Write out exactly the lines that run from the line containing "Rebuild this chart" through the line containing "93.8, 95.4, 97.1, 98.3, 99.1, 99.4, 100.0]"; both end lines belong to the answer.
- - -
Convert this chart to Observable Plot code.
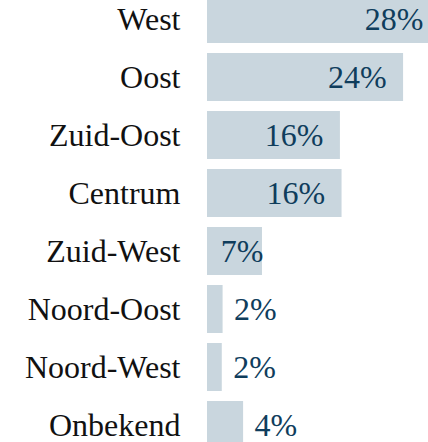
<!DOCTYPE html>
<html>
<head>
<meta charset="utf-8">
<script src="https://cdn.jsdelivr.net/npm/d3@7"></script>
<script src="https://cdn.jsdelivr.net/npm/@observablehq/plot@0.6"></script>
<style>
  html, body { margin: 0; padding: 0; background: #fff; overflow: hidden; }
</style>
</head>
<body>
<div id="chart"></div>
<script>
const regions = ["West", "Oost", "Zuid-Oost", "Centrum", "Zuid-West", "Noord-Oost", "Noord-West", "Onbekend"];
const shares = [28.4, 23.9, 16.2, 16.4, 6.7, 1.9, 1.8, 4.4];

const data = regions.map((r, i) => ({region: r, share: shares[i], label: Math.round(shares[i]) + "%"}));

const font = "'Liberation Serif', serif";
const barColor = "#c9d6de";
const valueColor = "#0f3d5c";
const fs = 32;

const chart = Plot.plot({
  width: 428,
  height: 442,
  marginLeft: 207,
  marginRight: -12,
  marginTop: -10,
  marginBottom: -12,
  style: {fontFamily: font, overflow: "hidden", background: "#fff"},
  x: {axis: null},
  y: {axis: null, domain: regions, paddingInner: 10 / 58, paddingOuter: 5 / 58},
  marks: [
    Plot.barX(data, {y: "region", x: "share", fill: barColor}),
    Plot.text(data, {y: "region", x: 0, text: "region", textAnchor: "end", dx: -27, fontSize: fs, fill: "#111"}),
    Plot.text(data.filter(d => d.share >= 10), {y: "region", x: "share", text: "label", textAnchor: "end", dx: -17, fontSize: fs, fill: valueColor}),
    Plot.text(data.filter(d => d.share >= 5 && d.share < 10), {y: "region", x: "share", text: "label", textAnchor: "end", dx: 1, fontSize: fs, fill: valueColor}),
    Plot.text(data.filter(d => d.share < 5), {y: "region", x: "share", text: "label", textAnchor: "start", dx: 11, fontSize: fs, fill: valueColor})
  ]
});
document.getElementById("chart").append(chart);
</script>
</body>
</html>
- - -
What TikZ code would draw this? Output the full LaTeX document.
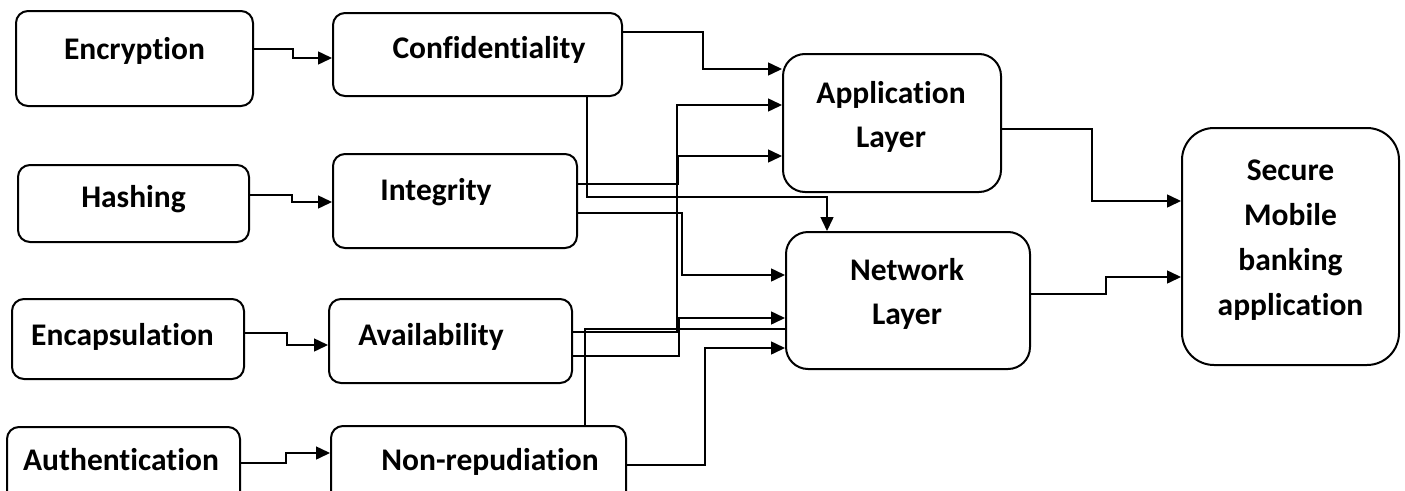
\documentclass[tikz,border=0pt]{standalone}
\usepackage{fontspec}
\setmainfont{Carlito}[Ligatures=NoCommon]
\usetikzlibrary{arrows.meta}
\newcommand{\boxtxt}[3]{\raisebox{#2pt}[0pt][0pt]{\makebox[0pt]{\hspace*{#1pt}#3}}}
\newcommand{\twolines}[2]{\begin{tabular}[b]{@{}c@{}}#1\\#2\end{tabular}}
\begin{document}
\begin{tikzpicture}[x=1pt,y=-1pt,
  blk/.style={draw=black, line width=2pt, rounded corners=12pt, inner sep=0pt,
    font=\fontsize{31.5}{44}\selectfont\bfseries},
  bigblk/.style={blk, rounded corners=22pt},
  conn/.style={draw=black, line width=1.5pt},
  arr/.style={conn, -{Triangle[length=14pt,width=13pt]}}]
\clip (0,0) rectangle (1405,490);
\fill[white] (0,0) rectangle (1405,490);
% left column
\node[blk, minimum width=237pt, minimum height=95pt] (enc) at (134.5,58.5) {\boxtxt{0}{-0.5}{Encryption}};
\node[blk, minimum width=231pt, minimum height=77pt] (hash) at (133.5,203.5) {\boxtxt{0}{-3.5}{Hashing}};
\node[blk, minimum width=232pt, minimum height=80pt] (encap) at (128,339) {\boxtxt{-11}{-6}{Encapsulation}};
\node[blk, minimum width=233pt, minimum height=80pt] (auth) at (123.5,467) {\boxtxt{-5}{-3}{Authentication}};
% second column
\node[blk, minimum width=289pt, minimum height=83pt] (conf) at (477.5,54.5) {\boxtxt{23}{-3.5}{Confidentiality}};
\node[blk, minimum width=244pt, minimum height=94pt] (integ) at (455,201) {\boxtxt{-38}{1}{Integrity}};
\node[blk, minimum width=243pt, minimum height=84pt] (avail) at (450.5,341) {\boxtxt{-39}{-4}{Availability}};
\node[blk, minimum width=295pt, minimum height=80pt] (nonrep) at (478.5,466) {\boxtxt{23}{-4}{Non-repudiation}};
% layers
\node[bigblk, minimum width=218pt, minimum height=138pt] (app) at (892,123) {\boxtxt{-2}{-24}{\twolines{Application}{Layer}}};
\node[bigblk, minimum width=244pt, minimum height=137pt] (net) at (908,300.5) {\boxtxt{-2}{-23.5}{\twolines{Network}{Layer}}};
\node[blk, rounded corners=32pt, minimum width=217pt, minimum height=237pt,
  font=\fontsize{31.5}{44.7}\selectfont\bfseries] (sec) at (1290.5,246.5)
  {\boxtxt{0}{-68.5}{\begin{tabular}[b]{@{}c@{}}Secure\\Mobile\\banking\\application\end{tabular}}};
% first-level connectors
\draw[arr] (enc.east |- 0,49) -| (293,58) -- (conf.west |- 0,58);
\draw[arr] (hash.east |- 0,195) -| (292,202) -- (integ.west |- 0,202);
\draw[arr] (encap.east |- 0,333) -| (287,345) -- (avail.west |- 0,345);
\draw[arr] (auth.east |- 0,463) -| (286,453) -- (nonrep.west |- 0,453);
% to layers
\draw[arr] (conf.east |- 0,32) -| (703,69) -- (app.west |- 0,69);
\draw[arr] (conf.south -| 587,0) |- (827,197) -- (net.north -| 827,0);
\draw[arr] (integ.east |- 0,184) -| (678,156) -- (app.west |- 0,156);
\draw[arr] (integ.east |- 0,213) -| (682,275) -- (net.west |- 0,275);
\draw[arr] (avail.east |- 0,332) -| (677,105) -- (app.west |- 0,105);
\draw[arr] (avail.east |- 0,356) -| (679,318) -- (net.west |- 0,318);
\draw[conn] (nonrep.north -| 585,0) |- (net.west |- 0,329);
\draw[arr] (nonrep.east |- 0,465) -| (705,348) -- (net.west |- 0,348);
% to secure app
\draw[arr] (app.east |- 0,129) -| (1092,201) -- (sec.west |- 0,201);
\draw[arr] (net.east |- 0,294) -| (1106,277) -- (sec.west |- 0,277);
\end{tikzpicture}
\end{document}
- - -
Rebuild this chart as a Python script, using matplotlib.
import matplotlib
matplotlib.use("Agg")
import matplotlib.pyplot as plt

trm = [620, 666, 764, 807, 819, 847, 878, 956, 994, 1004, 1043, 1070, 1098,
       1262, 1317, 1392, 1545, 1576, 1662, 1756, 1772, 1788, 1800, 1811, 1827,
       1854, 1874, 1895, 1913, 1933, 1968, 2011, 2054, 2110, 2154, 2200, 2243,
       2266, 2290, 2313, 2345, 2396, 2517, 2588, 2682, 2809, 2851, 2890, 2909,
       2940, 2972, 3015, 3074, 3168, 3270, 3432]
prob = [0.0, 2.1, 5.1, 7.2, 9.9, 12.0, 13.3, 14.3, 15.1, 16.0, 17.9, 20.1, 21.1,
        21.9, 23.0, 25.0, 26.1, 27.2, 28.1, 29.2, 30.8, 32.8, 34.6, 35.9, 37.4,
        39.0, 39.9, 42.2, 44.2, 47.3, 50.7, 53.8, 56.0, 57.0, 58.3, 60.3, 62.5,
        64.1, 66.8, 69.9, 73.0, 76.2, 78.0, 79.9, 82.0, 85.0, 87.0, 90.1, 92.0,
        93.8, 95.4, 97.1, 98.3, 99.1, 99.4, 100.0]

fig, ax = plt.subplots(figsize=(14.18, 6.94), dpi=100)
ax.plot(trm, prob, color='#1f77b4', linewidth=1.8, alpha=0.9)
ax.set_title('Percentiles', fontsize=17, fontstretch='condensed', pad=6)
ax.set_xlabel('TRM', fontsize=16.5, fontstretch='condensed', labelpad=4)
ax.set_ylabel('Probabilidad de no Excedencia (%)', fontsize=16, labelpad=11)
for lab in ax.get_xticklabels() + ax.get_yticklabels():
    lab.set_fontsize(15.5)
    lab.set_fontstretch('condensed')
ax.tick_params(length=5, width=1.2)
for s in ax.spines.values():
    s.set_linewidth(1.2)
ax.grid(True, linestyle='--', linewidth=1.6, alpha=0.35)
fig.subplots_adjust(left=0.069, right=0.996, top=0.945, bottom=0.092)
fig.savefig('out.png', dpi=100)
- - -
- REPLY TO THE TASK -
Rebuild this chart as a Python script, using matplotlib.
import matplotlib
matplotlib.use("Agg")
import matplotlib.pyplot as plt

trm = [620, 666, 764, 807, 819, 847, 878, 956, 994, 1004, 1043, 1070, 1098,
       1262, 1317, 1392, 1545, 1576, 1662, 1756, 1772, 1788, 1800, 1811, 1827,
       1854, 1874, 1895, 1913, 1933, 1968, 2011, 2054, 2110, 2154, 2200, 2243,
       2266, 2290, 2313, 2345, 2396, 2517, 2588, 2682, 2809, 2851, 2890, 2909,
       2940, 2972, 3015, 3074, 3168, 3270, 3432]
prob = [0.0, 2.1, 5.1, 7.2, 9.9, 12.0, 13.3, 14.3, 15.1, 16.0, 17.9, 20.1, 21.1,
        21.9, 23.0, 25.0, 26.1, 27.2, 28.1, 29.2, 30.8, 32.8, 34.6, 35.9, 37.4,
        39.0, 39.9, 42.2, 44.2, 47.3, 50.7, 53.8, 56.0, 57.0, 58.3, 60.3, 62.5,
        64.1, 66.8, 69.9, 73.0, 76.2, 78.0, 79.9, 82.0, 85.0, 87.0, 90.1, 92.0,
        93.8, 95.4, 97.1, 98.3, 99.1, 99.4, 100.0]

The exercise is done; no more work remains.